The graphic eye created by Peter Phillips that I’ll be attempting soon…

Dior are banking on this love letter to Japan to translate anywhere in the world. They made it big so that the word would spread and by now, fans of the Dior universe will have heard about the sumo stadium, the fleet of Dior taxis and of course, the clothes. Dior aren’t officially calling it a pre-fall collection and instead it has its own fancy name – Esprit Dior Tokyo collection but that doesn’t stop it from being a collection that will be on the rails longer than the main ready to wear collections and that it will have an appeal that goes far and beyond Tokyo.

As the afterparty pulsated on through the night and we moved into the intimate rooms of the kooky bar Trump Room, then into a random karaoke place in Shibuya and finally queueing up at Sushi Daiwa in Tsukiji market, dressed in my own head to toe Dior outfit (a mish mash of AW14 pieces), it felt like Simons’ vision for the house was being truly vindicated.
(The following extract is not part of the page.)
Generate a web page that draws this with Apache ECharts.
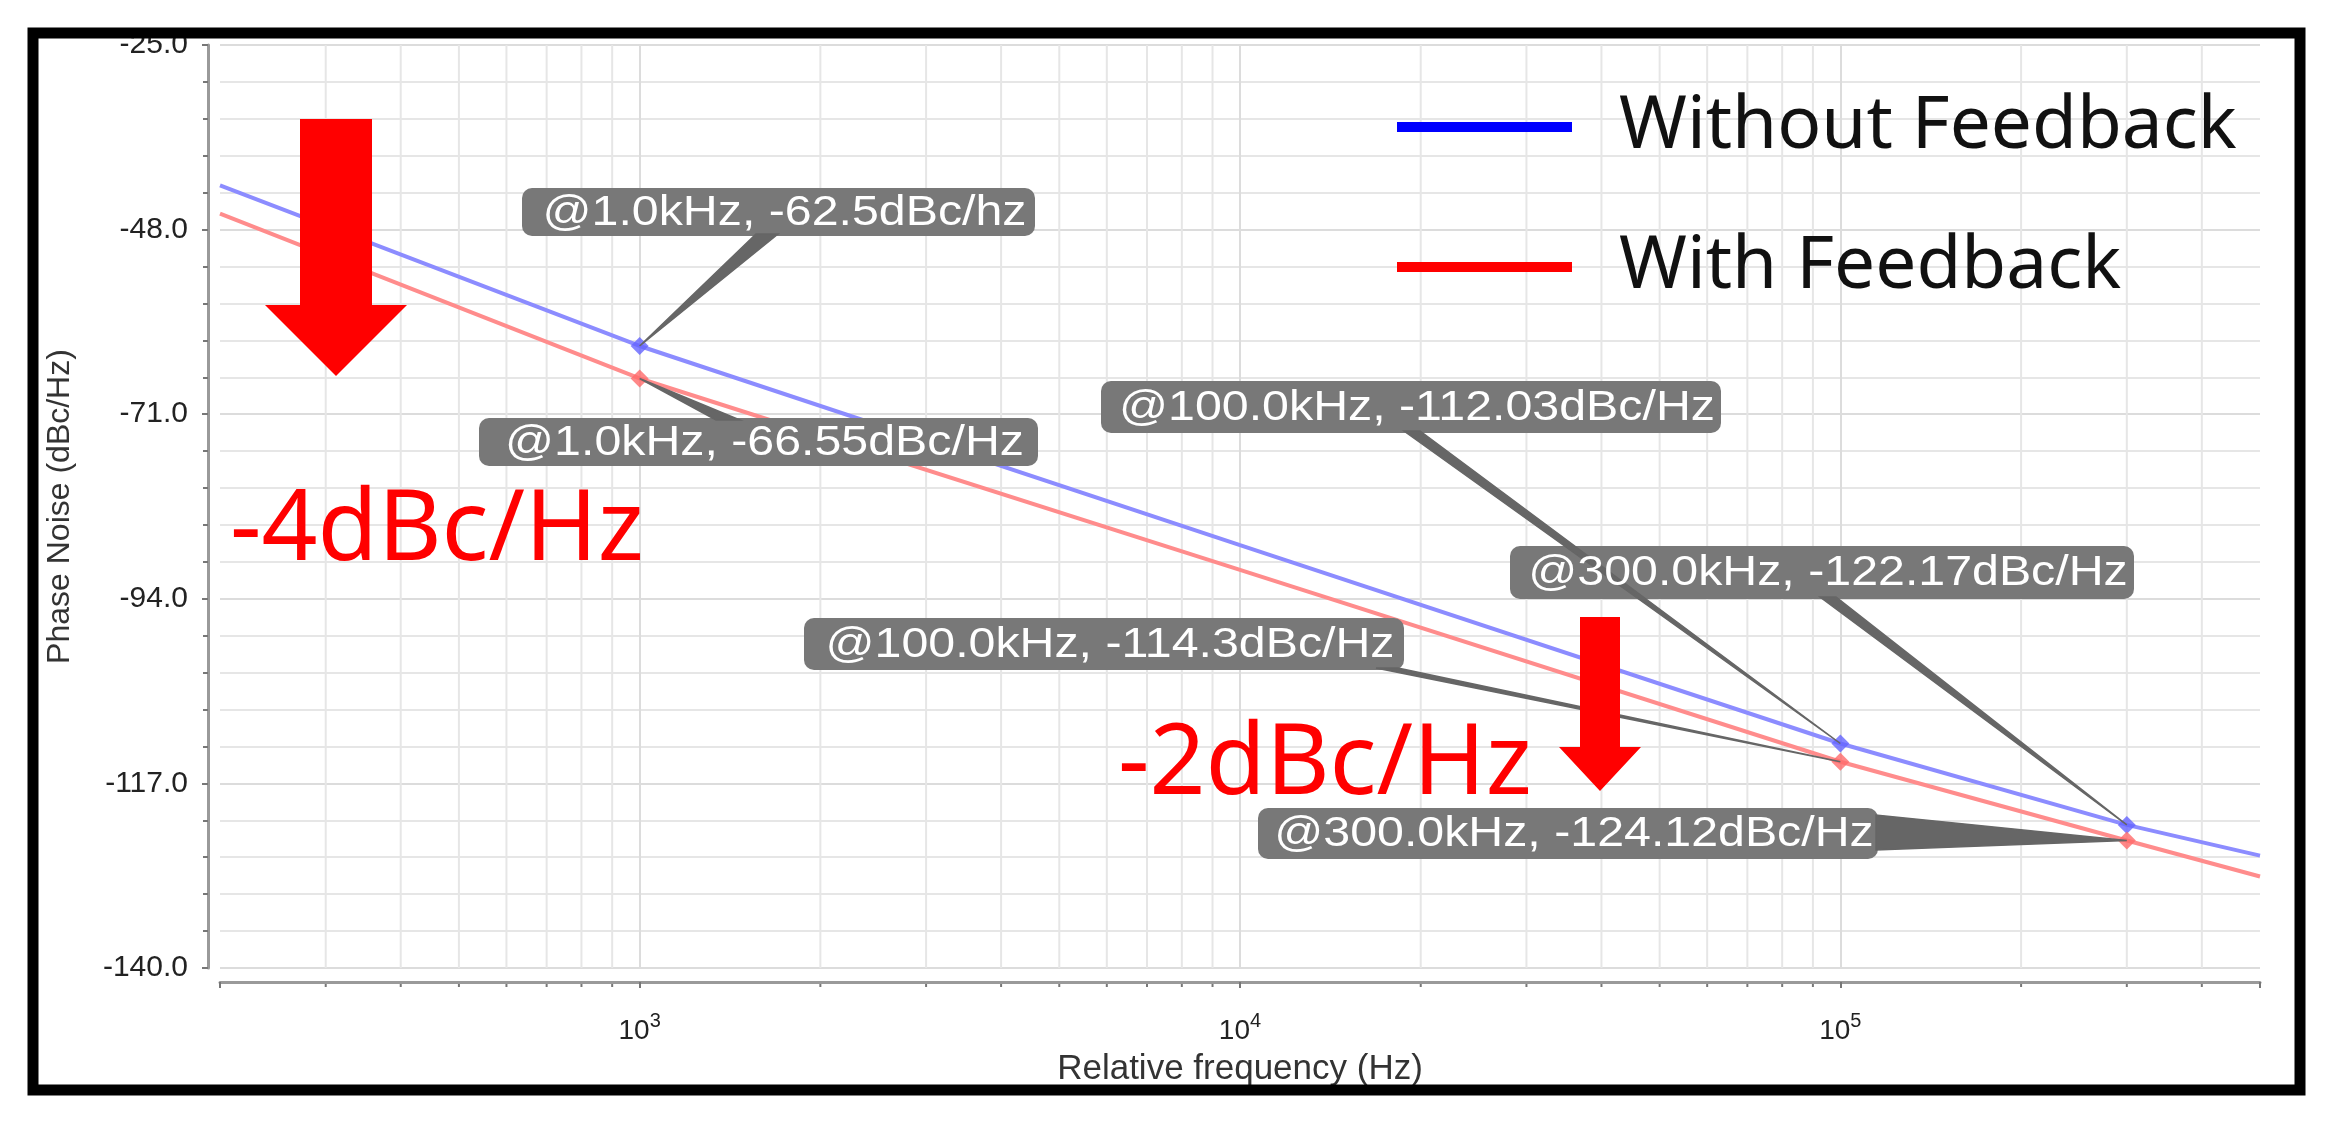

Breaking out of the house’s remit of occasion wear will reap rewards as a new generation of Dior customers can get in on the action, stumbling around the streets in bar bombers, panelled flat chelsea boots and layered up in sequinned polo necks to get through the cold nights. You could already see these clothes in situ and on-the-go and that’s more exhilarating than any static lavish ball gown.